The interests of the people and the environment take a backseat to the economic interests of the few.

To make a long story short, under Harper we have seen all our eggs put in the same (tar sands) basket.

The only real growth we have seen in the non-petroleum export sector of our economy is in our export of military related equipment, weaponry and supplies (i.e. over $14 billion in sales to Saudi Arabia alone in 2014).

It’s no coincidence that while Harper openly criticizes Cuba on its human rights, he has nothing to say when it comes to Saudi Arabia’s far worse human rights record on both the domestic front or the foreign front (i.e. Yemen). Our military sales see us ranked as the world’s sixth greatest merchant of death.

Harper’s government led us into debt and devoted the rest of its time in power to trying to get us out of debt by more cuts to government programs.

Under Harper we have faced a deficit year after another during each of his years in power, and this year will be no different.

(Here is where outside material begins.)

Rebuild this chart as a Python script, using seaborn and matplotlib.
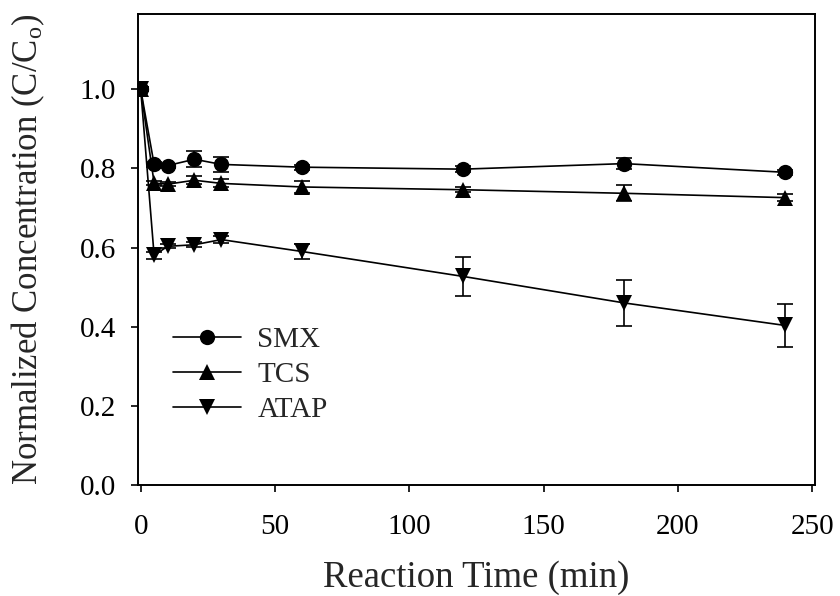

Canada has racked up a full 25 percent of its $633 billion national debt under Harper’s tenure yet he continues to maintain his is government led by good economists and good financial managers. Since the proof is not in the pudding that this is so, the best I can say is that he is a so-so bookkeeper (no offence intended to bookkeepers.) His government will likely be remembered as Canada’s worst economic manager; a classic example of what can happen when one rules in the belief that might is right. His lack of compassion is evident as is his utilitarian approach to governance. He rules by fiat, cares not about the environment our children will be obliged to contend with and wants us to stay the course. What he is doing is tantamount to the deckhands who busied themselves rearranging the chairs on the Titanic’s deck as it was sinking. Think about it. Vote ABC (Anything But Conservative).